Zahn was born in Nuremberg, Germany, in 1920 to Meshulam Zushe and Pessel Zirel Zahn. He held Polish citizenship. He began his education at the Würzburg teachers' seminary, but fled to Britain in 1939, escaping the persecution of Jews in Nazi Germany.

==Education and career==
Zahn studied in Yeshivas Toras Emes in London under Rabbi Moshe Schneider. In 1944, he joined the newly established Kollel in Gateshead as its sole unmarried student. The following year, he married Lotte Bergman, also a refugee.
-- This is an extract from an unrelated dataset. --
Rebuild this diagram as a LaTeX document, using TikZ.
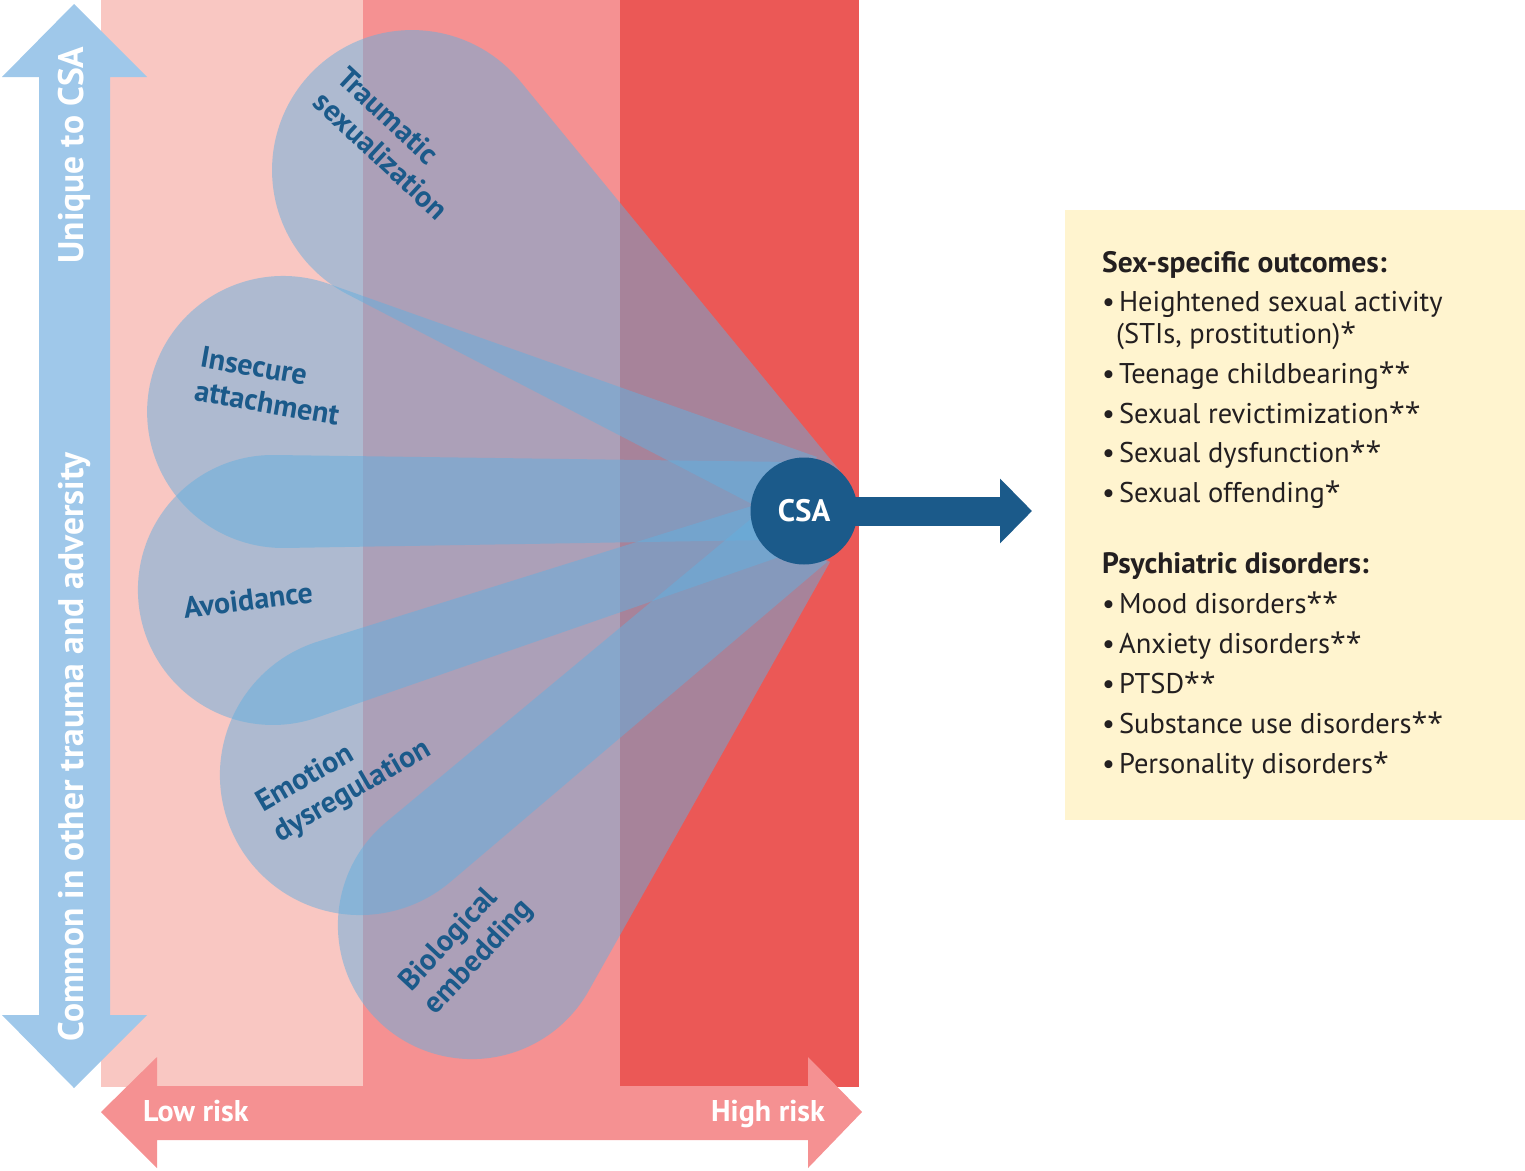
\documentclass[tikz,border=0pt]{standalone}
\usepackage{fontspec}
\setmainfont{PT Sans}
\newfontfamily\astfont{Open Sans}
\usetikzlibrary{arrows.meta}
\definecolor{lpink}{HTML}{F9C7C2}
\definecolor{mpink}{HTML}{F59192}
\definecolor{rred}{HTML}{EB5856}
\definecolor{ablue}{HTML}{9FC8EA}
\definecolor{petalc}{HTML}{64AFDE}
\definecolor{dblue}{HTML}{1B5A8A}
\definecolor{cream}{HTML}{FFF4CF}
\definecolor{ink}{HTML}{231F20}
\newcommand{\bul}{•\kern4pt}
\newcommand{\sst}{{\astfont *}}
\begin{document}
\begin{tikzpicture}[x=1pt,y=-1pt,
  petal/.style={fill=petalc, fill opacity=0.5},
  plabel/.style={text=dblue, font=\fontsize{30}{34}\selectfont\bfseries, align=left, inner sep=0},
  axtext/.style={text=white, font=\fontsize{35.5}{36}\selectfont\bfseries, inner sep=0},
  risktext/.style={text=white, font=\fontsize{30}{30}\selectfont\bfseries, inner sep=0},
  listtext/.style={anchor=base west, inner sep=0, text=ink, font=\fontsize{28.5}{32}\selectfont},
  listhead/.style={listtext, font=\fontsize{29.5}{32}\selectfont\bfseries}]
\useasboundingbox (0,0) rectangle (1525,1170);
% columns
\fill[lpink] (101,0) rectangle (363,1087);
\fill[mpink] (363,0) rectangle (620,1087);
\fill[rred] (620,0) rectangle (859,1087);
% vertical double arrow
\fill[ablue] (74,4) -- (147,77) -- (110,77) -- (110,1015) -- (147,1015) -- (74,1088)
  -- (2,1015) -- (39,1015) -- (39,77) -- (2,77) -- cycle;
% horizontal double arrow
\fill[mpink] (101,1112) -- (157,1057) -- (157,1086) -- (808,1086) -- (808,1057) -- (862,1112)
  -- (808,1168) -- (808,1140) -- (157,1140) -- (157,1168) -- cycle;
% petals
\fill[petal] (840,471) -- (520.2,81.2) arc[start angle=-39.4, end angle=-242.6, radius=140] -- (750,503) -- cycle;
\fill[petal] (817,457) -- (328.5,283.8) arc[start angle=-70.5, end angle=-271, radius=136] -- (765,540) -- cycle;
\fill[petal] (790,462) -- (274.8,455.0) arc[start angle=-89.2, end angle=-289.2, radius=135] -- (785,555) -- cycle;
\fill[petal] (755,505) -- (318.3,641.4) arc[start angle=-107.3, end angle=-310.4, radius=140] -- (827,562) -- cycle;
\fill[petal] (752,518) -- (386.3,822.0) arc[start angle=-129.7, end angle=-330.6, radius=134] -- (830,562) -- cycle;
% petal labels
\node[plabel, rotate=-43] (ltrau) at (393,143) {Traumatic\\sexualization};
\node[plabel, rotate=-10] (linse) at (270,386) {Insecure\\attachment};
\node[plabel, rotate=7] (lavoi) at (248,600) {Avoidance};
\node[plabel, rotate=30] (lemot) at (344,777) {Emotion\\dysregulation};
\node[plabel, rotate=47] (lbiol) at (467,946) {Biological\\embedding};
% axis texts
\node[axtext, rotate=90, anchor=base] (luniq) at (83,155) {Unique to CSA};
\node[axtext, rotate=90, anchor=base] (lcomm) at (83,747) {Common in other trauma and adversity};
\node[risktext, anchor=base west] (llow) at (143,1121) {Low risk};
\node[risktext, anchor=base east] (lhigh) at (825,1121) {High risk};
% CSA node and arrow
\node[circle, fill=dblue, minimum size=107, inner sep=0, text=white,
  font=\fontsize{31}{31}\selectfont\bfseries] (csa) at (804,511) {CSA};
\coordinate (arrtip) at (1032,511);
\draw[dblue, line width=29, shorten <=-8pt, -{Triangle[length=32pt, width=63pt]}] (csa) -- (arrtip);
% outcome box
\node[fill=cream, minimum width=460, minimum height=610, anchor=north west, inner sep=0] (outbox) at (1065,210) {};
\node[listhead] (h1) at (1102,272) {Sex-specific outcomes:};
\node[listtext] (a1) at (1102,311) {\bul Heightened sexual activity};
\node[listtext] (a1b) at (1116,343.5) {(STIs, prostitution)\sst};
\node[listtext] (a2) at (1102,383.5) {\bul Teenage childbearing\sst\sst};
\node[listtext] (a3) at (1102,423) {\bul Sexual revictimization\sst\sst};
\node[listtext] (a4) at (1102,462.5) {\bul Sexual dysfunction\sst\sst};
\node[listtext] (a5) at (1102,502) {\bul Sexual offending\sst};
\node[listhead] (h2) at (1102,573.5) {Psychiatric disorders:};
\node[listtext] (b1) at (1102,613.5) {\bul Mood disorders\sst\sst};
\node[listtext] (b2) at (1102,653.5) {\bul Anxiety disorders\sst\sst};
\node[listtext] (b3) at (1102,693.5) {\bul PTSD\sst\sst};
\node[listtext] (b4) at (1102,733) {\bul Substance use disorders\sst\sst};
\node[listtext] (b5) at (1102,773.5) {\bul Personality disorders\sst};
\end{tikzpicture}
\end{document}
He helped the founding of the Sunderland Yeshiva in 1946 and served as its Rosh Yeshiva from approximately 1949 until his death in 2001.

Zahn made annual trips to Morocco from 1950 to 1967 to recruit students, impacting the education of future chief rabbis of Argentina and Venezuela, as well as dayanim and communal rabbis around the world.

In 1966, Zahn became the Rabbi of the Sunderland Beth Hamedrash. In 1981, he became the first and only communal Rabbi of Sunderland, holding the position until his death.

In the early 1990s, Zahn was appointed as president of Agudas Yisroel UK.

==Later years==
Zahn retired to Gateshead in 1999, where he lived until his death on 4 March 2001. A memorial brochure was published by the Sunderland Yeshiva, now based in Gateshead, in honour of Zahn after his death.

== Works ==
Zahn wrote V'gam Lishmonah on machshovah and Beis Shammai on the Torah.